Given task:
Only the lines from the start of the data to the line containing "-1.07, -1.53, -1.64];", both included, should be output, exactly and without pictures.

Recorded information:
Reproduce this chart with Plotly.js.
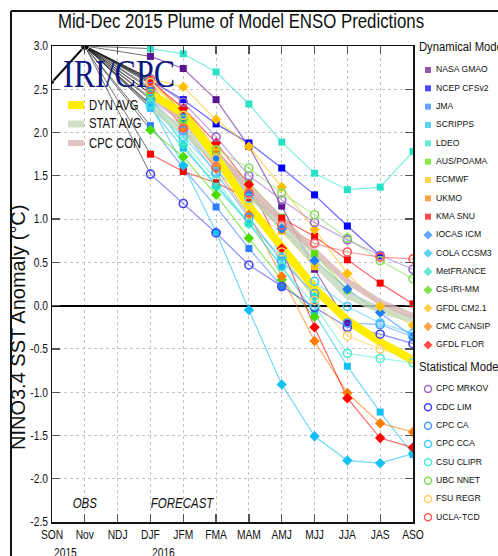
<!DOCTYPE html>
<html>
<head>
<meta charset="utf-8">
<script src="https://cdn.plot.ly/plotly-3.0.1.min.js"></script>
<style>
  html, body { margin: 0; padding: 0; background: #fff; }
  #chart { width: 498px; height: 556px; }
</style>
</head>
<body>
<div id="chart"></div>
<script>
// ---------------- data ----------------
const seasons = ['SON','Nov','NDJ','DJF','JFM','FMA','MAM','AMJ','MJJ','JJA','JAS','ASO'];
const obsSeasons = ['SON','Nov'];
const obsValues = [2.58, 3.0];
const leadSeasons = ['DJF','JFM','FMA','MAM','AMJ','MJJ','JJA','JAS','ASO'];

// Dynamical models
const nasaGmao   = [2.88, 2.74, 2.38, 1.84, 1.15, 0.42, -0.20, null, null];
const ncepCfsv2  = [2.60, 2.38, 2.10, 1.88, 1.59, 1.28, 0.92, 0.58, null];
const jma        = [2.08, 1.59, 1.14, 0.66, 0.22, null, null, null, null];
const scripps    = [2.28, 1.82, 1.40, 0.95, 0.45, -0.09, -0.70, -1.23, -1.72];
const ldeo       = [2.97, 2.91, 2.70, 2.33, 1.89, 1.53, 1.34, 1.37, 1.78];
const ausPoama   = [2.45, 2.14, 1.78, 1.42, 1.02, 0.60, 0.18, null, null];
const ecmwf      = [2.56, 2.28, 1.82, 1.33, 0.86, 0.45, null, null, null];
const ukmo       = [2.62, 2.22, 1.75, 1.30, 0.88, null, null, null, null];
const kmaSnu     = [1.75, 1.55, 1.42, 1.24, 1.01, 0.80, 0.53, 0.26, 0.02];
const iocasIcm   = [2.52, 2.18, 1.70, 1.28, 0.89, 0.52, 0.19, -0.08, -0.36];
const colaCcsm3  = [2.32, 1.62, 0.85, -0.05, -0.91, -1.51, -1.79, -1.82, -1.71];
const metFrance  = [2.40, 1.86, 1.37, 0.95, 0.56, 0.10, null, null, null];
const csIriMm    = [2.03, 1.72, 1.28, 0.78, 0.30, -0.13, null, null, null];
const gfdlCm21   = [2.62, 2.53, 2.15, 1.84, 1.37, 0.88, 0.37, -0.01, -0.23];
const cmcCansip  = [2.58, 2.05, 1.58, 1.05, 0.34, -0.41, -1.01, -1.36, -1.46];
const gfdlFlor   = [2.60, 2.28, 1.88, 1.40, 0.66, -0.25, -1.07, -1.53, -1.64];

// Statistical models
const cpcMrkov   = [2.62, 2.35, 1.95, 1.50, 1.22, 0.96, 0.76, 0.58, 0.42];
const cdcLim     = [1.52, 1.18, 0.84, 0.47, 0.22, -0.02, -0.25, -0.33, -0.44];
const cpcCa      = [2.38, 2.02, 1.53, 1.02, 0.51, 0.14, -0.20, -0.22, -0.36];
const cpcCca     = [2.30, 1.95, 1.55, 1.24, 0.56, 0.28, -0.01, -0.20, -0.32];
const csuClipr   = [2.33, 1.90, 1.45, 0.95, 0.45, 0.00, -0.55, -0.61, -0.66];
const ubcNnet    = [2.45, 2.15, 1.80, 1.59, 1.30, 1.05, 0.78, 0.52, 0.31];
const fsuRegr    = [2.58, 2.20, 1.70, 1.20, 0.62, 0.06, -0.35, -0.50, -0.62];
const uclaTcd    = [2.50, 2.05, 1.60, 1.30, 0.93, 0.72, 0.62, 0.56, 0.54];

// Averages
const dynAvg  = [2.45, 2.22, 1.72, 1.15, 0.68, 0.20, -0.17, -0.42, -0.63];
const statAvg = [2.30, 2.02, 1.68, 1.30, 0.92, 0.50, 0.12, -0.05, -0.16];
const cpcCon  = [2.42, 2.14, 1.75, 1.36, 0.99, 0.63, 0.28, 0.04, -0.12];

const dynNames = ['NASA GMAO','NCEP CFSv2','JMA','SCRIPPS','LDEO','AUS/POAMA','ECMWF','UKMO','KMA SNU',
                  'IOCAS ICM','COLA CCSM3','MetFRANCE','CS-IRI-MM','GFDL CM2.1','CMC CANSIP','GFDL FLOR'];
const dynValues = [nasaGmao, ncepCfsv2, jma, scripps, ldeo, ausPoama, ecmwf, ukmo, kmaSnu,
                   iocasIcm, colaCcsm3, metFrance, csIriMm, gfdlCm21, cmcCansip, gfdlFlor];
const statNames = ['CPC MRKOV','CDC LIM','CPC CA','CPC CCA','CSU CLIPR','UBC NNET','FSU REGR','UCLA-TCD'];
const statValues = [cpcMrkov, cdcLim, cpcCa, cpcCca, csuClipr, ubcNnet, fsuRegr, uclaTcd];
const avgNames = ['DYN AVG','STAT AVG','CPC CON'];
const avgValues = [dynAvg, statAvg, cpcCon];

const yTickVals = [-2.5,-2.0,-1.5,-1.0,-0.5,0.0,0.5,1.0,1.5,2.0,2.5,3.0];
const yTickText = ['-2.5','-2.0','-1.5','-1.0','-0.5','0.0','0.5','1.0','1.5','2.0','2.5','3.0'];

// ---------------- styles ----------------
const dynColors = ['#5a1490','#0000ff','#2a7fff','#12bff0','#26e2c6','#58e000','#ffc000','#ff7c00','#ff0000',
                   '#1e80ff','#14c0f2','#26e2c6','#48dc00','#ffc000','#ff7c00','#ff0000'];
const dynSymbols = ['square','square','square','square','square','square','square','square','square',
                    'diamond','diamond','diamond','diamond','diamond','diamond','diamond'];
const statColors = ['#9c68cc','#4242f0','#4a98ff','#46c8ff','#4cecd4','#84dc58','#ffcf60','#ff5a5a'];
const avgColors = ['rgba(255,238,0,1)','rgba(196,216,186,0.8)','rgba(216,180,180,0.8)'];
const avgWidths = [8, 7, 6];

const SANS = "'Liberation Sans', Arial, sans-serif";
const SQUEEZE = 0.82;   // the reference uses a condensed Helvetica
const LEGEND_SQUEEZE = 0.9;

function rgba(hex, a) {
  const n = parseInt(hex.slice(1), 16);
  return `rgba(${(n >> 16) & 255},${(n >> 8) & 255},${n & 255},${a})`;
}

const traces = [];

// fan of thin lines from last observation to each model's first lead
const allValues = dynValues.concat(statValues);
const fanX = [], fanY = [];
allValues.forEach(v => { fanX.push(obsSeasons[obsSeasons.length - 1], leadSeasons[0], null);
                         fanY.push(obsValues[obsValues.length - 1], v[0], null); });
traces.push({ x: fanX, y: fanY, mode: 'lines', line: { color: 'rgba(30,30,30,0.8)', width: 0.8 },
              hoverinfo: 'skip', showlegend: false });

// model lines
dynValues.forEach((v, i) => traces.push({ x: leadSeasons, y: v, mode: 'lines',
  line: { color: rgba(dynColors[i], 0.6), width: 1.2 }, showlegend: false }));
statValues.forEach((v, i) => traces.push({ x: leadSeasons, y: v, mode: 'lines',
  line: { color: rgba(statColors[i], 0.6), width: 1.2 }, showlegend: false }));

// averages (stat + con first, dyn on top)
[1, 2, 0].forEach(k => traces.push({ x: leadSeasons, y: avgValues[k], mode: 'lines', name: avgNames[k],
  line: { color: avgColors[k], width: avgWidths[k] }, showlegend: false }));

// model markers
dynValues.forEach((v, i) => traces.push({ x: leadSeasons, y: v, mode: 'markers', name: dynNames[i],
  marker: { symbol: dynSymbols[i], color: dynColors[i], size: dynSymbols[i] === 'square' ? 7 : 8,
            line: { width: 0 } }, showlegend: false }));
statValues.forEach((v, i) => traces.push({ x: leadSeasons, y: v, mode: 'markers', name: statNames[i],
  marker: { symbol: 'circle-open', color: statColors[i], size: 8, line: { width: 1.6, color: statColors[i] } },
  showlegend: false }));

// observations
traces.push({ x: obsSeasons, y: obsValues, mode: 'lines+markers', name: 'OBS',
  line: { color: '#000', width: 2 }, marker: { color: '#000', size: [5, 9] }, showlegend: false });

// ---------------- right-hand legend on its own pixel-like axes ----------------
const dynHeaderY = 48, dynFirstY = 70, stepY = 18.33, statHeaderY = 368, statFirstY = 389;
const markX = 9, textX = 17;
const dynLegY = dynNames.map((_, i) => dynFirstY + i * stepY);
const statLegY = statNames.map((_, i) => statFirstY + i * stepY);
traces.push({ x: dynNames.map(() => markX), y: dynLegY, xaxis: 'x2', yaxis: 'y2', mode: 'markers',
  marker: { symbol: dynSymbols, color: dynColors, size: dynSymbols.map(s => s === 'square' ? 6 : 7), line: { width: 0 } },
  hoverinfo: 'skip', showlegend: false, cliponaxis: false });
traces.push({ x: statNames.map(() => markX), y: statLegY, xaxis: 'x2', yaxis: 'y2', mode: 'markers',
  marker: { symbol: 'circle-open', color: statColors, size: 7, line: { width: 1.5, color: statColors } },
  hoverinfo: 'skip', showlegend: false, cliponaxis: false });
traces.push({ x: dynNames.concat(statNames).map(() => textX), y: dynLegY.concat(statLegY),
  text: dynNames.concat(statNames), xaxis: 'x2', yaxis: 'y2', mode: 'text', textposition: 'middle right',
  textfont: { family: SANS, size: 9.6, color: '#111' }, hoverinfo: 'skip', showlegend: false, cliponaxis: false });
traces.push({ x: [0, 0], y: [dynHeaderY, statHeaderY], text: ['Dynamical Models', 'Statistical Models'],
  xaxis: 'x2', yaxis: 'y2', mode: 'text', textposition: 'middle right',
  textfont: { family: SANS, size: 12.5, color: '#111' }, hoverinfo: 'skip', showlegend: false, cliponaxis: false });

// ---------------- layout ----------------
const W = 498, H = 556, L = 52, T = 46, PR = 413, PB = 522;
const pw = W - L, ph = PB - T;
const px = x => (x - L) / pw;        // pixel -> paper x
const py = y => (PB - y) / ph;       // pixel -> paper y

const avgLegendY = [105, 124, 143];
const shapes = [
  // outer figure frame (left and top edges)
  { type: 'line', xref: 'paper', yref: 'paper', x0: px(11), x1: px(11), y0: py(11), y1: py(570),
    line: { color: '#111', width: 2 } },
  { type: 'line', xref: 'paper', yref: 'paper', x0: px(11), x1: px(510), y0: py(11), y1: py(11),
    line: { color: '#111', width: 2 } }
];
avgNames.forEach((n, k) => shapes.push({ type: 'line', xref: 'paper', yref: 'paper',
  x0: px(68), x1: px(84), y0: py(avgLegendY[k]), y1: py(avgLegendY[k]),
  line: { color: avgColors[k], width: avgWidths[k] } }));

const annotations = [
  { text: 'IRI/CPC', xref: 'paper', yref: 'paper', x: px(119), y: py(73), xanchor: 'center', yanchor: 'middle',
    showarrow: false, font: { family: "'Liberation Serif', 'DejaVu Serif', serif", size: 40, color: '#0c1a7e' } },
  { text: 'NINO3.4 SST Anomaly (°C)', xref: 'paper', yref: 'paper', x: px(18), y: py(328), textangle: -90,
    xanchor: 'center', yanchor: 'middle', showarrow: false, font: { family: SANS, size: 20, color: '#111' } },
  { text: 'OBS', xref: 'x', yref: 'paper', x: 'Nov', y: py(503), xanchor: 'center', yanchor: 'middle',
    showarrow: false, font: { family: SANS, size: 14, color: '#111', style: 'italic' } },
  { text: 'FORECAST', xref: 'x', yref: 'paper', x: 'JFM', y: py(503), xanchor: 'center', yanchor: 'middle',
    showarrow: false, font: { family: SANS, size: 14, color: '#111', style: 'italic' } },
  { text: '2015', xref: 'x', yref: 'paper', x: 'SON', y: py(553), xanchor: 'left', yanchor: 'middle', align: 'left',
    showarrow: false, font: { family: SANS, size: 12.5, color: '#111' } },
  { text: '2016', xref: 'x', yref: 'paper', x: 'DJF', y: py(553), xanchor: 'left', yanchor: 'middle', align: 'left',
    showarrow: false, font: { family: SANS, size: 12.5, color: '#111' } }
];
avgNames.forEach((n, k) => annotations.push({ text: n, xref: 'paper', yref: 'paper', x: px(87), y: py(avgLegendY[k]),
  xanchor: 'left', yanchor: 'middle', align: 'left', showarrow: false, font: { family: SANS, size: 13.8, color: '#111' } }));

const layout = {
  width: W, height: H,
  margin: { l: L, r: 0, t: T, b: H - PB, pad: 0 },
  paper_bgcolor: '#fff', plot_bgcolor: '#fff',
  showlegend: false,
  title: { text: 'Mid-Dec 2015 Plume of Model ENSO Predictions', xref: 'container', yref: 'container',
           x: 241 / W, y: 1 - 21 / H, xanchor: 'center', yanchor: 'middle',
           font: { family: SANS, size: 20.5, color: '#111' } },
  xaxis: { type: 'category', categoryarray: seasons, categoryorder: 'array', range: [0, seasons.length - 1],
           domain: [0, px(PR)], anchor: 'y',
           showline: true, linecolor: '#111', linewidth: 1.5, mirror: 'ticks',
           ticks: 'inside', ticklen: 8, tickwidth: 1.2, tickcolor: '#555',
           showgrid: true, gridcolor: '#c4c4c4', griddash: 'dot', gridwidth: 1, zeroline: false,
           tickfont: { family: SANS, size: 12.5, color: '#111' } },
  yaxis: { range: [-2.5, 3.0], domain: [0, 1], anchor: 'x', tickvals: yTickVals, ticktext: yTickText,
           showline: true, linecolor: '#111', linewidth: 1.5, mirror: 'ticks',
           ticks: 'inside', ticklen: 8, tickwidth: 1.2, tickcolor: '#555',
           showgrid: true, gridcolor: '#c4c4c4', griddash: 'dot', gridwidth: 1,
           zeroline: true, zerolinecolor: '#000', zerolinewidth: 2,
           tickfont: { family: SANS, size: 12.5, color: '#111' } },
  xaxis2: { domain: [px(419), 1], range: [0, W - 419], anchor: 'y2', visible: false, fixedrange: true },
  yaxis2: { domain: [0, 1], range: [PB, T], anchor: 'x2', visible: false, fixedrange: true },
  shapes: shapes,
  annotations: annotations
};

function squeeze(el, factor) {
  const len = el.getComputedTextLength();
  if (len > 0) {
    el.setAttribute('textLength', (len * factor).toFixed(2));
    el.setAttribute('lengthAdjust', 'spacingAndGlyphs');
  }
}

Plotly.newPlot('chart', traces, layout, { staticPlot: true, displayModeBar: false }).then(gd => {
  gd.querySelectorAll('text.annotation-text').forEach(t => {
    if (t.textContent === 'IRI/CPC') {
      t.setAttribute('textLength', '112');
      t.setAttribute('lengthAdjust', 'spacingAndGlyphs');
    } else if (t.textContent.indexOf('NINO') !== 0) {
      squeeze(t, SQUEEZE);
    }
  });
  gd.querySelectorAll('.xtick text, .ytick text, .gtitle').forEach(t => squeeze(t, SQUEEZE));
  gd.querySelectorAll('.textpoint text').forEach(t => squeeze(t, LEGEND_SQUEEZE));
});
</script>
</body>
</html>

Output for this exercise:
Reproduce this chart with Plotly.js.
<!DOCTYPE html>
<html>
<head>
<meta charset="utf-8">
<script src="https://cdn.plot.ly/plotly-3.0.1.min.js"></script>
<style>
  html, body { margin: 0; padding: 0; background: #fff; }
  #chart { width: 498px; height: 556px; }
</style>
</head>
<body>
<div id="chart"></div>
<script>
// ---------------- data ----------------
const seasons = ['SON','Nov','NDJ','DJF','JFM','FMA','MAM','AMJ','MJJ','JJA','JAS','ASO'];
const obsSeasons = ['SON','Nov'];
const obsValues = [2.58, 3.0];
const leadSeasons = ['DJF','JFM','FMA','MAM','AMJ','MJJ','JJA','JAS','ASO'];

// Dynamical models
const nasaGmao   = [2.88, 2.74, 2.38, 1.84, 1.15, 0.42, -0.20, null, null];
const ncepCfsv2  = [2.60, 2.38, 2.10, 1.88, 1.59, 1.28, 0.92, 0.58, null];
const jma        = [2.08, 1.59, 1.14, 0.66, 0.22, null, null, null, null];
const scripps    = [2.28, 1.82, 1.40, 0.95, 0.45, -0.09, -0.70, -1.23, -1.72];
const ldeo       = [2.97, 2.91, 2.70, 2.33, 1.89, 1.53, 1.34, 1.37, 1.78];
const ausPoama   = [2.45, 2.14, 1.78, 1.42, 1.02, 0.60, 0.18, null, null];
const ecmwf      = [2.56, 2.28, 1.82, 1.33, 0.86, 0.45, null, null, null];
const ukmo       = [2.62, 2.22, 1.75, 1.30, 0.88, null, null, null, null];
const kmaSnu     = [1.75, 1.55, 1.42, 1.24, 1.01, 0.80, 0.53, 0.26, 0.02];
const iocasIcm   = [2.52, 2.18, 1.70, 1.28, 0.89, 0.52, 0.19, -0.08, -0.36];
const colaCcsm3  = [2.32, 1.62, 0.85, -0.05, -0.91, -1.51, -1.79, -1.82, -1.71];
const metFrance  = [2.40, 1.86, 1.37, 0.95, 0.56, 0.10, null, null, null];
const csIriMm    = [2.03, 1.72, 1.28, 0.78, 0.30, -0.13, null, null, null];
const gfdlCm21   = [2.62, 2.53, 2.15, 1.84, 1.37, 0.88, 0.37, -0.01, -0.23];
const cmcCansip  = [2.58, 2.05, 1.58, 1.05, 0.34, -0.41, -1.01, -1.36, -1.46];
const gfdlFlor   = [2.60, 2.28, 1.88, 1.40, 0.66, -0.25, -1.07, -1.53, -1.64];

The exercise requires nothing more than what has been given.